ただ、iPad で会議のホワイトボード画像を記録したり、大切な資料を画像保存することは気に入ったらしく、そのためだけに iPad Proを持ち歩いている。

部下が大切な報告を歌島社長にメールしても読まない。
部下が「メールしましたけど」と言い訳しても「バカモン、大切な報告は口頭でしろって言ってるだろう!」と声を荒げる。

かつては「うちの業界(自転車販売/修理)に IT なんか要らないんだよ」と言っていたが、息子に任せていたホームページからの注文が大きくなるにつれて IT 不要論は言わなくなっただけでもまだましだ。

そんな歌島社長の様子をだまって見守ってきた私だが、IT 投資にお金をかけることをあまりに嫌うので、STEM 教育のお話しをした。

STEM教育(ステムきょういく)とは国際的に用いられている教育用語で、「Science, Technology, Engineering, Mathematics」の頭文字である。すなわち科学・技術・工学・数学の教育に力を入れようという教育テーマである。
したがって「俺は文化系だから」「俺はアナログ人間なので」といった言い方で変化の受け入れを拒否する世の中ではなくなったということでもある。

「ふ~ん、そんなものですかね。良い自転車を安く仕入れてたくさん売る、そのことに STEM なんて要りますかね?」
と皮肉っぽい言い方をする歌島社長の顔に正対するように向き合い、私は「はい、大いに要ります!」と申しあげた。

経営は昔にくらべて高度化している。STEM の四つの単語「科学」「技術」「工学」「数学」の前に「経営」という単語を入れてもごく自然に成立する。過去はそんなものが必要とされなかった業界もあるだろうが、間違いなく現在はそれが必要だし、今後はますます必要になる。

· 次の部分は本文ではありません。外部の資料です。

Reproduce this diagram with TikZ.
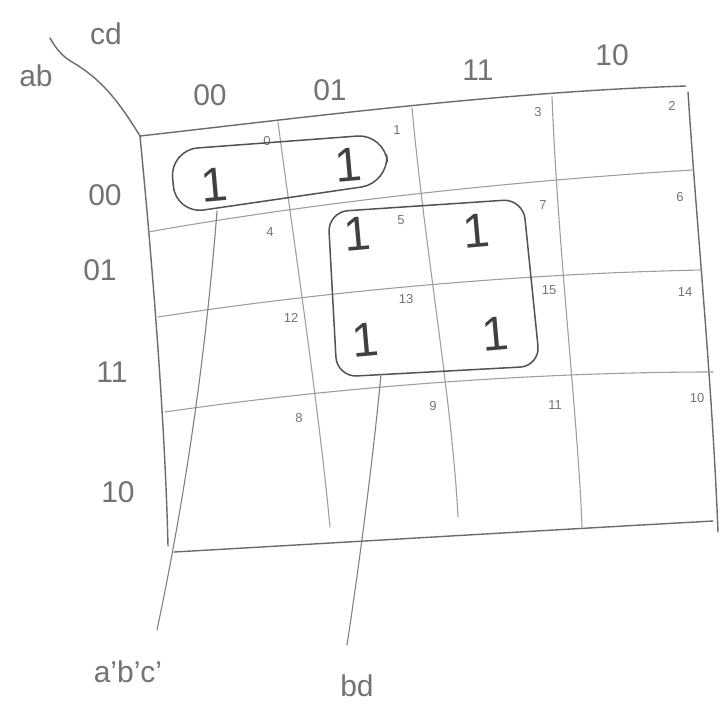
\documentclass[tikz,border=0pt]{standalone}
\usepackage{fontspec}
\setmainfont{Liberation Sans}
\begin{document}
\begin{tikzpicture}[x=1pt,y=-1pt,
 pencil/.style={draw=black!58, line width=1.4pt, line cap=round, line join=round},
 faint/.style={draw=black!38, line width=1.1pt, line cap=round},
 grploop/.style={draw=black!68, line width=1.5pt, line join=round},
 big/.style={text=black!55, font=\fontsize{30}{30}\selectfont, inner sep=0pt},
 idx/.style={text=black!55, font=\fontsize{13}{13}\selectfont, inner sep=0pt},
 onemark/.style={text=black!75, font=\fontsize{48}{48}\selectfont, inner sep=0pt, rotate=5}]
\useasboundingbox (0,0) rectangle (720,710);
% outer frame
\draw[pencil] (140,136) .. controls (300,118) and (500,92) .. (686,86);
\draw[pencil] (688,92) .. controls (697,230) and (712,380) .. (718,532);
\draw[pencil] (140,136) .. controls (152,260) and (165,420) .. (168,546);
\draw[pencil] (174,552) .. controls (350,542) and (550,530) .. (713,521);
% corner diagonal
\draw[pencil] (140,136) .. controls (118,100) and (100,78) .. (72,62) .. controls (60,55) and (54,45) .. (50,38);
% inner horizontal lines
\draw[faint] (148,232) .. controls (260,212) and (450,185) .. (692,170);
\draw[faint] (158,317) .. controls (300,295) and (500,274) .. (702,270);
\draw[faint] (165,412) .. controls (350,385) and (550,372) .. (713,372);
% inner vertical lines
\draw[faint] (278,122) .. controls (292,230) and (318,400) .. (330,527);
\draw[faint] (412,108) .. controls (425,250) and (452,400) .. (458,517);
\draw[faint] (552,97) .. controls (558,250) and (578,420) .. (582,527);
% labels
\node[big] (ab) at (36,76) {ab};
\node[big] (cd) at (106,34) {cd};
\node[big] (c00) at (210,95) {00};
\node[big] (c01) at (330,90) {01};
\node[big] (c11) at (478,70) {11};
\node[big] (c10) at (612,55) {10};
\node[big] (r00) at (105,195) {00};
\node[big] (r01) at (100,270) {01};
\node[big] (r11) at (112,372) {11};
\node[big] (r10) at (118,492) {10};
% cell indices
\node[idx] (m0) at (267,141) {0};
\node[idx] (m1) at (397,130) {1};
\node[idx] (m3) at (538,112) {3};
\node[idx] (m2) at (672,106) {2};
\node[idx] (m4) at (270,232) {4};
\node[idx] (m5) at (401,220) {5};
\node[idx] (m7) at (543,205) {7};
\node[idx] (m6) at (680,197) {6};
\node[idx] (m12) at (291,318) {12};
\node[idx] (m13) at (406,299) {13};
\node[idx] (m15) at (549,290) {15};
\node[idx] (m14) at (685,292) {14};
\node[idx] (m8) at (299,418) {8};
\node[idx] (m9) at (433,406) {9};
\node[idx] (m11) at (555,405) {11};
\node[idx] (m10) at (697,398) {10};
% ones
\node[onemark] (o0) at (214,185) {1};
\node[onemark] (o1) at (348,165) {1};
\node[onemark] (o5) at (357,234) {1};
\node[onemark] (o7) at (476,231) {1};
\node[onemark] (o13) at (365,340) {1};
\node[onemark] (o15) at (495,334) {1};
% groups
\draw[grploop, rounded corners=28pt] (170,150) -- (385,134) -- (389,183) -- (176,214) -- cycle;
\draw[grploop, rounded corners=20pt] (328,212) -- (523,199) -- (540,366) -- (337,377) -- cycle;
% connectors
\coordinate (g1) at (217,211);
\coordinate (g1e) at (157,630);
\coordinate (g2) at (381,374);
\coordinate (g2e) at (347,645);
\node[big] (lab1) at (128,672) {a'b'c'};
\node[big] (lab2) at (357,686) {bd};
\draw[faint, draw=black!50] (g1) .. controls (210,300) and (195,450) .. (g1e);
\draw[faint, draw=black!50] (g2) .. controls (374,450) and (360,560) .. (g2e);
\end{tikzpicture}
\end{document}
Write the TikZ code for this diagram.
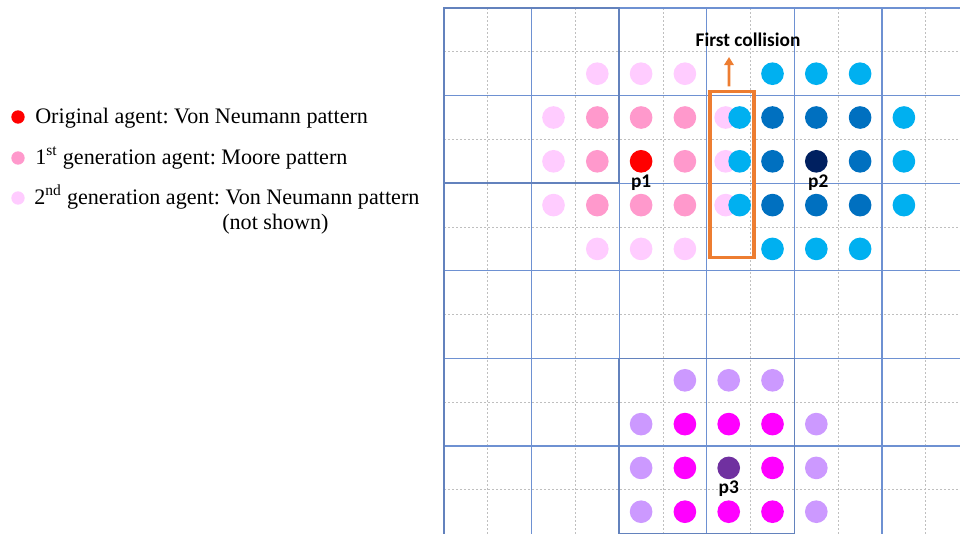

自分にとって都合の悪い話を聞くときはいつもぶ然とした表情になる歌島社長。かつてないほど不機嫌そうな顔だ。

「で、武沢先生、私になにをしろとおっしゃる?」
「三つのことをやっていただきたい。一つ、IT 推進リーダーを決める。息子さんが適任だと思う。二つ、IT 化予算をまず年間200万円、今までとは別科目で計上していただきたい。三つ、IT 推進リーダーの活動を全面支援していただきたい。以上です」
「なるほど、俺はなにもしなくていいのか?」
「三つのことをやっていただければメールさえ見なくて構わない。ただ、IT やデジタルの悪口だけは慎まれたほうが良い」
「別に俺は IT やデジタルの悪口を言いたいのではない。仕事もできんやつが IT ができることをいいことに偉そうにするのが気に入らんだけだ。仕事ができて IT ができる奴だけを信用する」
「そのことはこれからも大いに吹聴していただいて結構だと思う。強いて言うなら『本職の追及+STEM』が大切だと社内発信していただきたい」
「わかった。それならやれそうかな」、ようやく歌島社長の眉間のシワが緩んだようにみえた。